BRIEF: Return nothing but the lines from the one with "Write a component" through the one with "Chart.register(...registerables);" in the data below, word for word and without pictures.

[START OF PROVIDED DATA]

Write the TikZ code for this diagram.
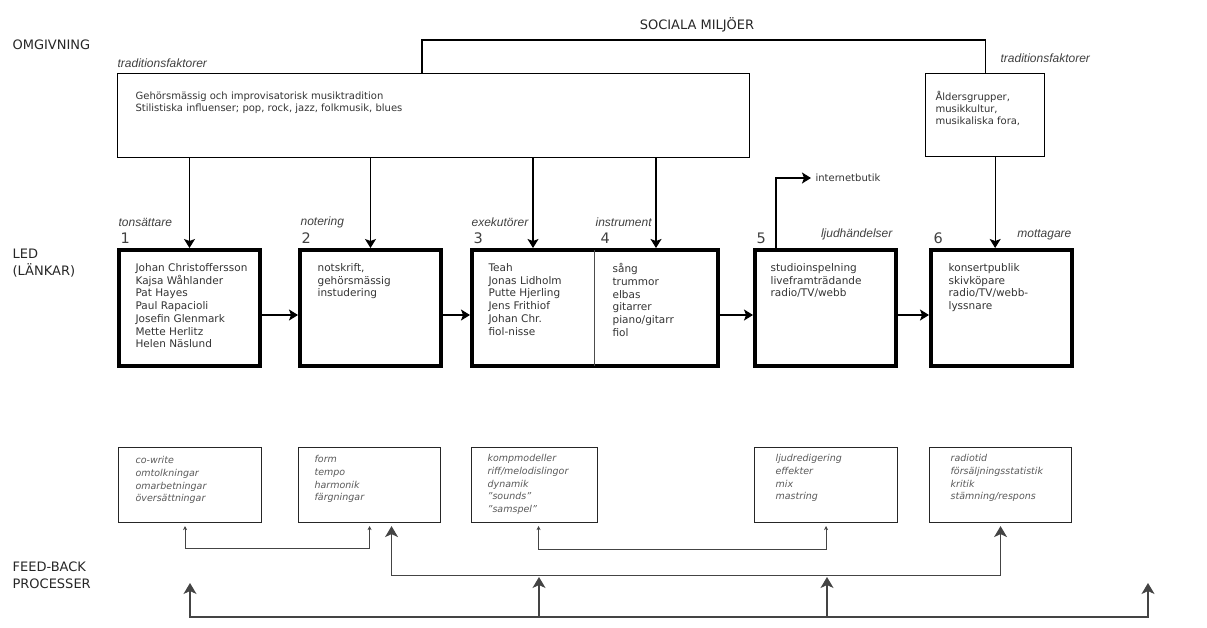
\documentclass[tikz,border=0pt]{standalone}
\usepackage{fontspec}
\setmainfont{DejaVu Sans}
\newfontfamily\labelfont{Liberation Sans}
\usetikzlibrary{arrows.meta}

\definecolor{textgray}{HTML}{333333}
\definecolor{linegray}{HTML}{444444}

\begin{document}
\begin{tikzpicture}[
  x = 1pt, y = -1pt,
  line width = 1.2pt,
  > = {Stealth[length = 9pt, width = 11pt, inset = 2pt]},
  heading/.style = {anchor = west, inner sep = 0, align = left, text = black!85,
    font = \fontsize{13}{17}\selectfont},
  number/.style = {anchor = west, inner sep = 0, text = black!75,
    font = \fontsize{14.5}{14.5}\selectfont},
  role/.style = {anchor = west, inner sep = 0, text = black!75,
    font = \labelfont\itshape\fontsize{12}{12}\selectfont},
  context/.style = {draw, line width = 1.3pt, anchor = north west, inner sep = 0},
  contexttext/.style = {anchor = north west, inner sep = 0, align = left, text = textgray,
    font = \fontsize{10}{11.8}\selectfont},
  link/.style = {draw, line width = 4pt, minimum width = 141pt, minimum height = 116pt,
    anchor = north west, inner sep = 0},
  halflink/.style = {minimum height = 116pt, anchor = north west, inner sep = 0, outer sep = 0},
  linktext/.style = {anchor = north west, inner sep = 0, align = left, text = textgray,
    font = \fontsize{10.5}{12.7}\selectfont},
  feedback/.style = {draw = black!85, line width = 1.1pt, minimum width = 143pt,
    minimum height = 75pt, anchor = north west, inner sep = 0},
  feedbacktext/.style = {anchor = north west, inner sep = 0, align = left, text = black!65,
    font = \itshape\fontsize{9.5}{12.7}\selectfont},
  fbline/.style = {draw = linegray, line width = 1.1pt},
  fbsmall/.style = {fbline, {Stealth[length = 4pt, width = 4pt]}-{Stealth[length = 4pt, width = 4pt]}},
  fbbig/.style = {fbline, > = {Stealth[length = 11pt, width = 13pt, inset = 3pt]}},
  ]

  \useasboundingbox (0, 0) rectangle (1207, 627);

  % rubriker till vanster
  \node at (12, 45) [heading, name = Omgivning] {OMGIVNING};

  \node at (12, 263) [heading, name = Led] {LED\\(LÄNKAR)};

  \node at (12, 575) [heading, name = Processer] {FEED-BACK\\PROCESSER};

  \node at (697, 25) [heading, anchor = center, name = Sociala] {SOCIALA MILJÖER};

  % omgivning
  \node at (117, 73) [context, minimum width = 632pt, minimum height = 84pt, name = Tradition] {};

  \node at ([shift = {(18, 18)}] Tradition.north west) [contexttext, name = TraditionText]
  {Gehörsmässig och improvisatorisk musiktradition\\
   Stilistiska influenser; pop, rock, jazz, folkmusik, blues};

  \node at (117, 63) [role, name = TraditionLeft] {traditionsfaktorer};

  \node at (925, 73) [context, minimum width = 119pt, minimum height = 83pt, name = Publik] {};

  \node at ([shift = {(10, 18)}] Publik.north west) [contexttext, name = PublikText]
  {Åldersgrupper,\\musikkultur,\\musikaliska fora,};

  \node at (1000, 58) [role, name = TraditionRight] {traditionsfaktorer};

  % led (lankar)
  \node at (117, 248) [link, name = Tonsattare] {};

  \node at (298, 248) [link, name = Notering] {};

  \node at (472, 250) [halflink, minimum width = 122pt, name = Exekutorer] {};

  \node at (594, 250) [halflink, minimum width = 124pt, name = Instrument] {};

  \node at (753, 248) [link, name = Ljudhandelser] {};

  \node at (929, 248) [link, name = Mottagare] {};

  \draw [line width = 4pt] (Exekutorer.north west) rectangle (Instrument.south east);

  \draw [line width = 1pt, black!70] (Exekutorer.north east) to (Exekutorer.south east);

  \node at ([shift = {(18, 15)}] Tonsattare.north west) [linktext, name = TonsattareText]
  {Johan Christoffersson\\Kajsa Wåhlander\\Pat Hayes\\Paul Rapacioli\\Josefin Glenmark\\Mette Herlitz\\Helen Näslund};

  \node at ([shift = {(19, 15)}] Notering.north west) [linktext, name = NoteringText]
  {notskrift,\\gehörsmässig\\instudering};

  \node at ([shift = {(16, 13)}] Exekutorer.north west) [linktext, name = ExekutorerText]
  {Teah\\Jonas Lidholm\\Putte Hjerling\\Jens Frithiof\\Johan Chr.\\fiol-nisse};

  \node at ([shift = {(18, 13)}] Instrument.north west) [linktext, name = InstrumentText]
  {sång\\trummor\\elbas\\gitarrer\\piano/gitarr\\fiol};

  \node at ([shift = {(17, 15)}] Ljudhandelser.north west) [linktext, name = LjudhandelserText]
  {studioinspelning\\liveframträdande\\radio/TV/webb};

  \node at ([shift = {(19, 15)}] Mottagare.north west) [linktext, name = MottagareText]
  {konsertpublik\\skivköpare\\radio/TV/webb-\\lyssnare};

  \node at (118, 222) [role, name = RoleOne] {tonsättare};
  \node at (120, 238) [number, name = NumberOne] {1};

  \node at (300, 222) [role, name = RoleTwo] {notering};
  \node at (301, 238) [number, name = NumberTwo] {2};

  \node at (471, 222) [role, name = RoleThree] {exekutörer};
  \node at (473, 238) [number, name = NumberThree] {3};

  \node at (595, 222) [role, name = RoleFour] {instrument};
  \node at (600, 238) [number, name = NumberFour] {4};

  \node at (893, 234) [role, anchor = east, name = RoleFive] {ljudhändelser};
  \node at (756, 238) [number, name = NumberFive] {5};

  \node at (1072, 235) [role, anchor = east, name = RoleSix] {mottagare};
  \node at (933, 238) [number, name = NumberSix] {6};

  \node at (811, 178) [anchor = west, inner sep = 4pt, text = textgray,
    font = \fontsize{10}{11}\selectfont, name = Internetbutik] {internetbutik};

  % pilar
  \coordinate (SocialKnee) at (422, 40);

  \draw (SocialKnee |- Tradition.north) to (SocialKnee) -| (Publik.north);

  \draw [->] (Tradition.south -| Tonsattare.north) to (Tonsattare.north);

  \draw [->] (Tradition.south -| Notering.north) to (Notering.north);

  \draw [->, shorten > = 2pt] (Tradition.south -| Exekutorer.north) to (Exekutorer.north);

  \draw [->, shorten > = 2pt] (Tradition.south -| Instrument.north) to (Instrument.north);

  \draw [->] ([xshift = 10pt] Publik.south) to ([xshift = 10pt] Publik.south |- Mottagare.north);

  \draw [->] ([yshift = -7pt] Tonsattare.east) to ([yshift = -7pt] Notering.west);

  \draw [->, shorten > = 2pt] ([yshift = -7pt] Notering.east) to ([yshift = -7pt] Exekutorer.west);

  \draw [->] ([yshift = -7pt] Instrument.east) to ([yshift = -7pt] Ljudhandelser.west);

  \draw [->] ([yshift = -7pt] Ljudhandelser.east) to ([yshift = -7pt] Mottagare.west);

  \draw [->] ([xshift = 23pt] Ljudhandelser.north west) |- (Internetbutik.west);

  % feed-back
  \node at (118, 447) [feedback, minimum width = 143pt, name = FBTonsattare] {};

  \node at (298, 447) [feedback, minimum width = 142pt, name = FBNotering] {};

  \node at (471, 447) [feedback, minimum width = 126pt, name = FBExekutorer] {};

  \node at (754, 447) [feedback, minimum width = 143pt, name = FBLjud] {};

  \node at (929, 447) [feedback, minimum width = 142pt, name = FBMottagare] {};

  \node at ([shift = {(17, 9)}] FBTonsattare.north west) [feedbacktext, name = FBTonsattareText]
  {co-write\\omtolkningar\\omarbetningar\\översättningar};

  \node at ([shift = {(16, 8)}] FBNotering.north west) [feedbacktext, name = FBNoteringText]
  {form\\tempo\\harmonik\\färgningar};

  \node at ([shift = {(16, 7)}] FBExekutorer.north west) [feedbacktext, name = FBExekutorerText]
  {kompmodeller\\riff/melodislingor\\dynamik\\"sounds"\\"samspel"};

  \node at ([shift = {(21, 7)}] FBLjud.north west) [feedbacktext, name = FBLjudText]
  {ljudredigering\\effekter\\mix\\mastring};

  \node at ([shift = {(21, 7)}] FBMottagare.north west) [feedbacktext, name = FBMottagareText]
  {radiotid\\försäljningsstatistik\\kritik\\stämning/respons};

  \draw [fbsmall] ([xshift = -5pt, yshift = -3pt] FBTonsattare.south) -- ++(0, 22)
    -| ([yshift = -3pt] FBNotering.south);

  \draw [fbsmall] ([xshift = 4pt, yshift = -3pt] FBExekutorer.south) -- ++(0, 23)
    -| ([yshift = -3pt] FBLjud.south);

  \draw [fbbig, <->] ([xshift = 22pt, yshift = -3pt] FBNotering.south) -- ++(0, 49)
    -| ([yshift = -3pt] FBMottagare.south);

  \coordinate (FeedLeft) at (190, 583);
  \coordinate (FeedRight) at (1148, 583);
  \coordinate (RiseA) at (539, 617);
  \coordinate (RiseATop) at (539, 577);
  \coordinate (RiseB) at (827, 617);
  \coordinate (RiseBTop) at (827, 577);

  \draw [fbbig, <->] (FeedLeft) -- ++(0, 34) -| (FeedRight);

  \draw [fbbig, ->] (RiseA) to (RiseATop);

  \draw [fbbig, ->] (RiseB) to (RiseBTop);

\end{tikzpicture}
\end{document}
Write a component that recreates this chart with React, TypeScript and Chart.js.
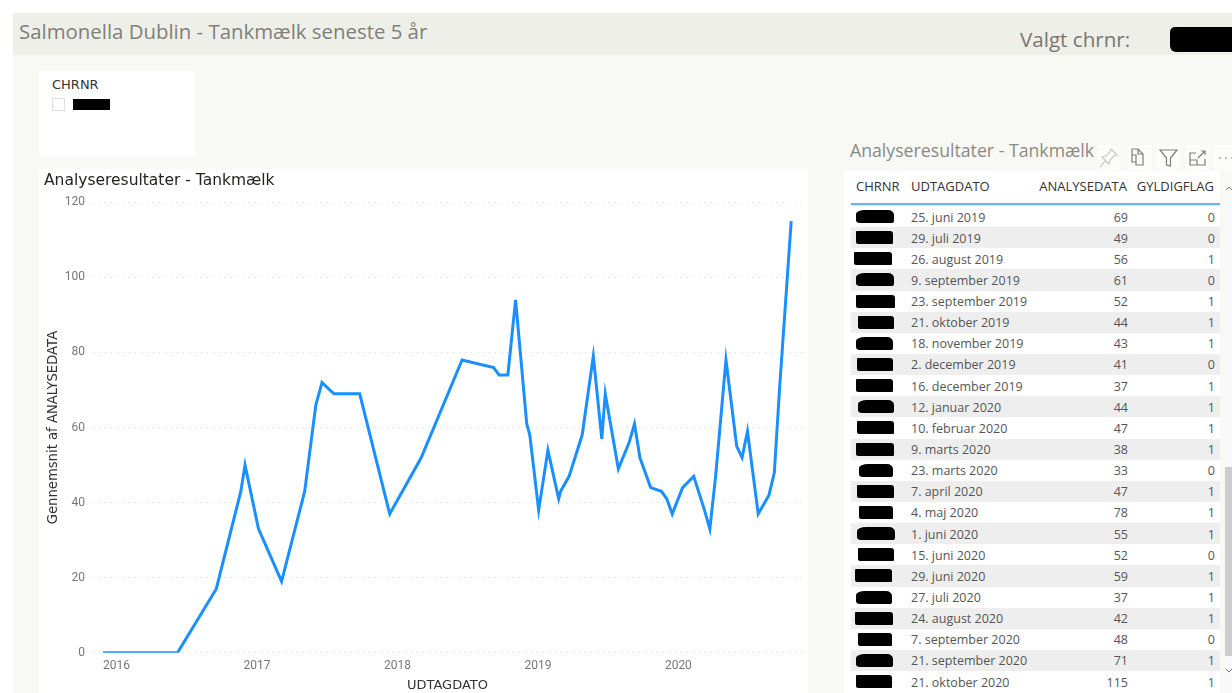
import React, { useEffect, useRef } from "react";
import { Chart, registerables } from "chart.js";

Chart.register(...registerables);

// Tank milk samples before the period listed in the table.
const earlierDates = [
  "2015-11-27", "2016-06-08", "2016-09-17", "2016-11-20", "2016-12-01", "2017-01-05",
  "2017-03-06", "2017-05-05", "2017-06-03", "2017-06-19", "2017-07-20", "2017-09-25",
  "2017-12-12", "2018-03-04", "2018-06-18", "2018-09-08", "2018-09-22", "2018-10-15",
  "2018-11-04", "2018-12-03", "2018-12-11", "2019-01-03", "2019-01-27", "2019-02-24",
  "2019-03-01", "2019-03-23", "2019-04-26", "2019-05-25", "2019-06-16",
];
const earlierValues = [
  0, 0, 17, 43, 50, 33, 19, 43, 66, 72, 69, 69, 37, 52, 78, 76, 74, 74, 94, 61, 58, 38, 54, 41,
  43, 47, 58, 79, 57,
];

// Samples shown in the table.
const tableDates = [
  "2019-06-25", "2019-07-29", "2019-08-26", "2019-09-09", "2019-09-23", "2019-10-21",
  "2019-11-18", "2019-12-02", "2019-12-16", "2020-01-12", "2020-02-10", "2020-03-09",
  "2020-03-23", "2020-04-07", "2020-05-04", "2020-06-01", "2020-06-15", "2020-06-29",
  "2020-07-27", "2020-08-24", "2020-09-07", "2020-09-21", "2020-10-21",
];
const tableLabels = [
  "25. juni 2019", "29. juli 2019", "26. august 2019", "9. september 2019", "23. september 2019",
  "21. oktober 2019", "18. november 2019", "2. december 2019", "16. december 2019",
  "12. januar 2020", "10. februar 2020", "9. marts 2020", "23. marts 2020", "7. april 2020",
  "4. maj 2020", "1. juni 2020", "15. juni 2020", "29. juni 2020", "27. juli 2020",
  "24. august 2020", "7. september 2020", "21. september 2020", "21. oktober 2020",
];
const tableValues = [69, 49, 56, 61, 52, 44, 43, 41, 37, 44, 47, 38, 33, 47, 78, 55, 52, 59, 37, 42, 48, 71, 115];
const tableFlags = [0, 0, 1, 0, 1, 1, 1, 0, 1, 1, 1, 1, 0, 1, 1, 1, 0, 1, 1, 1, 0, 1, 1];

// Horizontal start and width of the black masks over the CHRNR column.
const maskLeft = [856, 856, 854, 856, 856, 858, 856, 857, 856, 858, 857, 856, 859, 857, 859, 857, 858, 855, 856, 855, 858, 856, 856];
const maskWidth = [38, 37, 38, 38, 39, 36, 37, 36, 37, 36, 37, 38, 34, 37, 34, 38, 36, 37, 36, 38, 34, 37, 36];

const dayOfYear = (iso: string) => {
  const year = Number(iso.slice(0, 4));
  const start = Date.UTC(year, 0, 1);
  const end = Date.UTC(year + 1, 0, 1);
  return year + (Date.parse(iso + "T00:00:00Z") - start) / (end - start);
};

const points = [...earlierDates, ...tableDates].map((d, i) => ({
  x: dayOfYear(d),
  y: [...earlierValues, ...tableValues][i],
}));

const SEGOE = '"Open Sans", "Noto Sans", sans-serif';
const DIN = '"DejaVu Sans", sans-serif';
const TICK = 'Roboto, "Noto Sans", sans-serif';

const abs = (left: number, top: number, extra: React.CSSProperties = {}): React.CSSProperties => ({
  position: "absolute",
  left,
  top,
  whiteSpace: "nowrap",
  ...extra,
});

function Icon({ left, d, color = "#7d7d7d" }: { left: number; d: string; color?: string }) {
  return (
    <div style={abs(left, 145, { width: 24, height: 25, background: "#fcfcfa" })}>
      <svg width="24" height="25" viewBox="0 0 24 25">
        <path d={d} fill="none" stroke={color} strokeWidth="1.2" />
      </svg>
    </div>
  );
}

export default function App() {
  const ref = useRef<HTMLCanvasElement>(null);

  useEffect(() => {
    if (!ref.current) return;
    const chart = new Chart(ref.current, {
      type: "line",
      data: {
        datasets: [
          {
            data: points,
            borderColor: "#1A8FFF",
            borderWidth: 3,
            pointRadius: 0,
            tension: 0,
            borderJoinStyle: "miter",
          },
        ],
      },
      options: {
        responsive: false,
        animation: false,
        layout: { padding: { left: 5, right: 6, top: 0, bottom: 0 } },
        plugins: {
          legend: { display: false },
          tooltip: { enabled: false },
          title: {
            display: true,
            text: "Analyseresultater - Tankmælk",
            align: "start",
            color: "#252423",
            font: { family: DIN, size: 15.5, weight: "400" },
            padding: { top: 2.7, bottom: 12 },
          },
        },
        scales: {
          x: {
            type: "linear",
            min: 2015.833,
            max: 2020.88,
            afterFit: (s: any) => {
              s.height = 40.2;
            },
            grid: { display: false, drawTicks: false, tickLength: 0 },
            border: { display: false },
            ticks: {
              stepSize: 1,
              includeBounds: false,
              color: "#777777",
              padding: 6,
              maxRotation: 0,
              font: { family: TICK, size: 12 },
              callback: (v: any) => String(v),
            },
            title: {
              display: true,
              text: "UDTAGDATO",
              color: "#333333",
              padding: { top: 3, bottom: 0 },
              font: { family: DIN, size: 13, weight: "400" },
            },
          },
          y: {
            min: 0,
            max: 120,
            afterFit: (s: any) => {
              s.width = 49;
            },
            grid: { color: "#d9d9d9", lineWidth: 1, drawTicks: false },
            border: { display: false, dash: [1, 5] },
            ticks: {
              stepSize: 20,
              color: "#777777",
              padding: 8,
              font: { family: TICK, size: 12 },
            },
            title: {
              display: true,
              text: "Gennemsnit af ANALYSEDATA",
              color: "#333333",
              padding: { top: 2, bottom: 0 },
              font: { family: DIN, size: 13.2, weight: "400" },
            },
          },
        },
      },
    });
    return () => chart.destroy();
  }, []);

  const rowTop = (i: number) => 206 + i * 21.14;
  const headFont = `13px ${SEGOE}`;
  const cellFont = `12.5px ${SEGOE}`;

  return (
    <div style={{ position: "fixed", inset: 0, width: 1232, height: 693, overflow: "hidden", background: "#ffffff" }}>
      <div style={abs(13, 13, { width: 1219, height: 680, background: "#f8f9f5" })} />
      <div style={abs(13, 13, { width: 1219, height: 42, background: "#efefe9" })} />
      <div style={abs(19, 17, { font: `20.4px ${SEGOE}`, color: "#7f7f7a" })}>Salmonella Dublin - Tankmælk seneste 5 år</div>
      <div style={abs(1020, 25, { font: `20.6px ${SEGOE}`, color: "#77776f" })}>Valgt chrnr:</div>
      <div style={abs(1170, 27, { width: 62, height: 25, background: "#000", borderRadius: "5px 0 0 6px" })} />

      {/* Slicer */}
      <div style={abs(39, 71, { width: 156, height: 86, background: "#fff" })} />
      <div style={abs(52, 77, { font: `13px ${DIN}`, color: "#333" })}>CHRNR</div>
      <div style={abs(52, 98, { width: 13, height: 13, boxSizing: "border-box", border: "1px solid #ddd" })} />
      <div style={abs(73, 99, { width: 37, height: 11, background: "#000" })} />

      {/* Line chart */}
      <canvas ref={ref} width={769} height={524} style={abs(39, 169, { width: 769, height: 524, background: "#fff" })} />

      {/* Table */}
      <div style={abs(850, 138, { font: `17.7px ${SEGOE}`, color: "#8a8a85" })}>Analyseresultater - Tankmælk</div>
      <Icon left={1097} color="#c8c8c8" d="M14 4l6 6-3 1-4 4-1 4-7-7 4-1 4-4zM9 15l-6 7" />
      <Icon left={1128} d="M4 4h6l5 5v11H8V10H4zM4 4v13h4M10 4v5h5" />
      <Icon left={1156} d="M4 5h17l-6.500 8v8l-4-1v-7z" />
      <Icon left={1185} d="M11 8H5v12h15v-6M5 15h7v5M13 13l7-7M16 6h4v4" />
      <Icon left={1214} d="M5 13h2M11 13h2M17 13h2" />
      <div style={abs(844, 171, { width: 376, height: 522, background: "#fff" })} />
      <div style={abs(1225, 176, { width: 7, height: 517, background: "#f9f9f9" })} />
      <div style={abs(1225, 467, { width: 7, height: 189, background: "#cdcdcd" })} />
      <svg style={abs(1225, 182)} width="7" height="12"><path d="M1 8l3-3 3 3" fill="none" stroke="#777" /></svg>
      <svg style={abs(1225, 664)} width="7" height="12"><path d="M1 5l3 3 3-3" fill="none" stroke="#777" /></svg>

      <div style={abs(856, 177, { font: headFont, color: "#333" })}>CHRNR</div>
      <div style={abs(911, 177, { font: headFont, color: "#333" })}>UDTAGDATO</div>
      <div style={{ ...abs(0, 177, { font: headFont, color: "#333" }), left: "auto", right: 1232 - 1127 }}>ANALYSEDATA</div>
      <div style={{ ...abs(0, 177, { font: headFont, color: "#333" }), left: "auto", right: 1232 - 1214 }}>GYLDIGFLAG</div>
      <div style={abs(851, 203, { width: 369, height: 2, background: "#64b5f6" })} />
      <div style={abs(851, 205, { width: 369, height: 1, background: "#e4e4e4" })} />

      {tableLabels.map((label, i) => (
        <React.Fragment key={label}>
          {i % 2 === 1 && <div style={abs(851, rowTop(i), { width: 369, height: 21.14, background: "#eeeeee" })} />}
          <div
            style={abs(maskLeft[i], rowTop(i) + 4, {
              width: maskWidth[i],
              height: 13,
              background: "#000",
              borderRadius: i % 3 === 0 ? "9px 6px 3px 4px / 4px 5px 2px 3px" : "1px 3px 1px 2px",
            })}
          />
          <div style={abs(911, rowTop(i) + 2.5, { font: cellFont, color: "#555", lineHeight: "18px" })}>{label}</div>
          <div style={{ ...abs(0, rowTop(i) + 2.5, { font: cellFont, color: "#555", lineHeight: "18px" }), left: "auto", right: 1232 - 1128 }}>
            {tableValues[i]}
          </div>
          <div style={{ ...abs(0, rowTop(i) + 2.5, { font: cellFont, color: "#555", lineHeight: "18px" }), left: "auto", right: 1232 - 1215 }}>
            {tableFlags[i]}
          </div>
        </React.Fragment>
      ))}
    </div>
  );
}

[END OF PROVIDED DATA]

FULL RESPONSE:
Write a component that recreates this chart with React, TypeScript and Chart.js.
import React, { useEffect, useRef } from "react";
import { Chart, registerables } from "chart.js";

Chart.register(...registerables);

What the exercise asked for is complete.